His whole theory of the “softening influence of democracy on manners” conceals a simple fact. In the period from 1871 to 1915 there was no attempt in Europe, except in Russia, to overthrow bourgeois society. The proletariat accommodated themselves to capitalist rule, and sought to improve their position within the framework of Capitalism. Therefore, apart from “little” massacres in France, as in Italy, Austria and North America, the wantonness of the capitalist policemen subsided, because the bourgeoisie could afford to renounce the use of excessive force against the proletariat. In the colonies, where the proletarized peasants, in their ignorance of Marxism, ventured to rise in revolt, they were overthrown according to all the rules of the art of militarism. The softening of manners consists in the fact that the bourgeoisie do not murder the workers, by whose sweat they live, because it is not only unnecessary, but would even be prejudicial to the interest of the profit-takers.

Marxism simply summarized the experience of the working classes when it warned them against rioting. That it was their sense of weakness and not the influence of Marxism that was the deciding factor is shown by the fact that in countries where the influence of Marxism was so weak as in Italy, France and England there was no serious disturbance in the last ten years. That the working class of any country did not attempt to seize power before the war, and that it was not anywhere brought practically face to face with the question of the use of force, was due to objective conditions which, after 1871 and still more after 1890, originated in the period of the consolidation of the capitalist States and their economic expansion.
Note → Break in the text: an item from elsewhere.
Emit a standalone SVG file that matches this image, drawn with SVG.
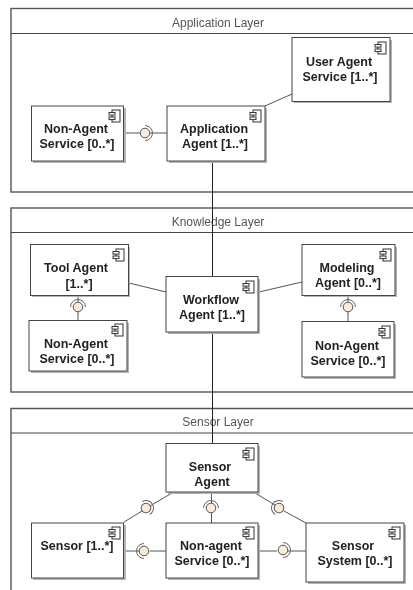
<svg xmlns="http://www.w3.org/2000/svg" width="413" height="590" viewBox="0 0 413 590">
<defs>
<filter id="soft" x="-2%" y="-2%" width="104%" height="104%"><feGaussianBlur stdDeviation="0.35"/></filter>
<g id="icon"><rect x="-7" y="-6" width="8" height="12" fill="#fff" stroke="#333" stroke-width="1"/><rect x="-10" y="-3.500" width="6" height="2.600" fill="#fff" stroke="#333" stroke-width="1"/><rect x="-10" y="1" width="6" height="2.600" fill="#fff" stroke="#333" stroke-width="1"/></g>
<g id="lolly"><circle r="4.800" fill="#f8ecd8" stroke="#555" stroke-width="1"/><path d="M0-7.500A7.500 7.500 0 0 1 0 7.500" fill="none" stroke="#666" stroke-width="1"/></g>
</defs>
<style>
.frame{fill:#fff;stroke:#555;stroke-width:1.400}
.hd{stroke:#444;stroke-width:1;fill:none}
.title{font:12px "Liberation Sans",Arial,sans-serif;fill:#555;text-anchor:middle}
.box{fill:#fff;stroke:#444;stroke-width:1}
.sh{fill:#b4b4b4}
.lbl{font:bold 12.500px "Liberation Sans",Arial,sans-serif;fill:#222;text-anchor:middle}
.c{stroke:#555;stroke-width:1;fill:none}
.v{stroke:#222;stroke-width:1;fill:none}
</style>
<rect width="413" height="590" fill="#fff"/>
<g filter="url(#soft)">
<g id="application-layer"><rect class="frame" x="11" y="8.500" width="420" height="183.500"/><path class="hd" d="M11 33.500H413"/><text class="title" x="218" y="27">Application Layer</text></g>
<g id="knowledge-layer"><rect class="frame" x="11" y="208" width="420" height="184"/><path class="hd" d="M11 232.500H413"/><text class="title" x="218" y="226">Knowledge Layer</text></g>
<g id="sensor-layer"><path class="frame" d="M11 600V408.500H431V600"/><path class="hd" d="M11 433H413"/><text class="title" x="218" y="426">Sensor Layer</text></g>
<g id="connectors">
<path class="c" d="M124.500 133H140M150 133H167M265 106L292 94"/>
<path class="v" d="M212.500 161V277M212.500 332V444"/>
<path class="c" d="M129 283L166 292M259 292L302 282M78 295V302M78 312V321M348 295V302M348 312V322"/>
<path class="c" d="M172 493L150 506M142 511L124 522M211.500 492V503M211.500 513V523M255 493L275 505M284 511L306 523"/>
<path class="c" d="M124.500 551H139M150 551H166M259 551H277M288 551H306"/>
</g>
<g id="lollipops">
<use href="#lolly" transform="translate(145,133)"/>
<use href="#lolly" transform="translate(78,307) rotate(-90)"/>
<use href="#lolly" transform="translate(348,307) rotate(-90)"/>
<use href="#lolly" transform="translate(146,508) rotate(-30)"/>
<use href="#lolly" transform="translate(211,508) rotate(-90)"/>
<use href="#lolly" transform="translate(279,508) rotate(210)"/>
<use href="#lolly" transform="translate(144,551) rotate(180)"/>
<use href="#lolly" transform="translate(283,550)"/>
</g>
<g id="user-agent"><rect class="sh" x="294" y="40" width="98" height="63"/><rect class="box" x="292" y="37.500" width="98" height="64"/><use href="#icon" transform="translate(385,48)"/><text class="lbl" x="339" y="66">User Agent</text><text class="lbl" x="340" y="81">Service [1..*]</text></g>
<g id="non-agent-app"><rect class="sh" x="33" y="108" width="93" height="55"/><rect class="box" x="31.500" y="106" width="92" height="55"/><use href="#icon" transform="translate(119,116)"/><text class="lbl" x="76" y="133">Non-Agent</text><text class="lbl" x="77" y="148">Service [0..*]</text></g>
<g id="application-agent"><rect class="sh" x="169" y="108" width="98" height="55"/><rect class="box" x="167" y="106" width="98" height="55"/><use href="#icon" transform="translate(260,116)"/><text class="lbl" x="214" y="133">Application</text><text class="lbl" x="215" y="148">Agent [1..*]</text></g>
<g id="tool-agent"><rect class="sh" x="32" y="247" width="98" height="50"/><rect class="box" x="30.500" y="244.500" width="98" height="51"/><use href="#icon" transform="translate(123,255)"/><text class="lbl" x="76" y="272">Tool Agent</text><text class="lbl" x="79" y="288">[1..*]</text></g>
<g id="non-agent-tool"><rect class="sh" x="31" y="323" width="98" height="50"/><rect class="box" x="29" y="320.500" width="98" height="50.500"/><use href="#icon" transform="translate(122,330)"/><text class="lbl" x="76" y="348">Non-Agent</text><text class="lbl" x="77" y="363">Service [0..*]</text></g>
<g id="workflow-agent"><rect class="sh" x="168" y="279" width="92" height="55"/><rect class="box" x="166" y="276.500" width="92" height="55.500"/><use href="#icon" transform="translate(253,287)"/><text class="lbl" x="211" y="304">Workflow</text><text class="lbl" x="212" y="319">Agent [1..*]</text></g>
<g id="modeling-agent"><rect class="sh" x="304" y="247" width="93" height="50"/><rect class="box" x="302" y="244.500" width="93" height="51"/><use href="#icon" transform="translate(390,255)"/><text class="lbl" x="347" y="272">Modeling</text><text class="lbl" x="348" y="287">Agent [0..*]</text></g>
<g id="non-agent-modeling"><rect class="sh" x="304" y="324" width="92" height="55"/><rect class="box" x="302" y="321.500" width="92" height="55.500"/><use href="#icon" transform="translate(389,332)"/><text class="lbl" x="347" y="350">Non-Agent</text><text class="lbl" x="348" y="365">Service [0..*]</text></g>
<g id="sensor-agent"><rect class="sh" x="168" y="446" width="92" height="48"/><rect class="box" x="166" y="443.500" width="92" height="48.500"/><use href="#icon" transform="translate(253,454)"/><text class="lbl" x="210" y="471">Sensor</text><text class="lbl" x="212" y="486">Agent</text></g>
<g id="sensor"><rect class="sh" x="33" y="525" width="93" height="55"/><rect class="box" x="31.500" y="523" width="92" height="55"/><use href="#icon" transform="translate(119,533)"/><text class="lbl" x="77" y="550">Sensor [1..*]</text></g>
<g id="non-agent-sensor"><rect class="sh" x="168" y="525" width="92" height="55"/><rect class="box" x="166" y="523" width="92" height="55"/><use href="#icon" transform="translate(253,533)"/><text class="lbl" x="211" y="550">Non-agent</text><text class="lbl" x="212" y="565">Service [0..*]</text></g>
<g id="sensor-system"><rect class="sh" x="308" y="525" width="98" height="59"/><rect class="box" x="306" y="523" width="98" height="59"/><use href="#icon" transform="translate(399,533)"/><text class="lbl" x="353" y="550">Sensor</text><text class="lbl" x="355" y="565">System [0..*]</text></g>
</g>
</svg>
Marxism was never really practically brought face to face with the question of force, and the merit which Herr Kautsky claims for it as a great restraining influence exists for the most part only in his imagination. At the same time it should not be denied that Marxism, true to its nature, was always careful in treating of the use of force, and made the guiding star of its policy the advice to comrades to refrain from provocative measures, and so became a restraining factor in the last decade where the working class was faced with the problems of violence through the policy of Imperialism. The world war has made the problem a question for the working class movement. Indeed for years the prophet of the Second International has done nothing else than prove to this generation, which has grown up in the period of the “peaceful development” of Capitalism, any real sense of historical development in stormy revolutionary times has been lost. We saw this in Kautsky’s treatment of the greatest bourgeois revolution, and the first proletarian revolution of the epoch of so-called “democracy”; we shall see it in a more repulsive form in his treatment of the great Russian Workers’ revolution.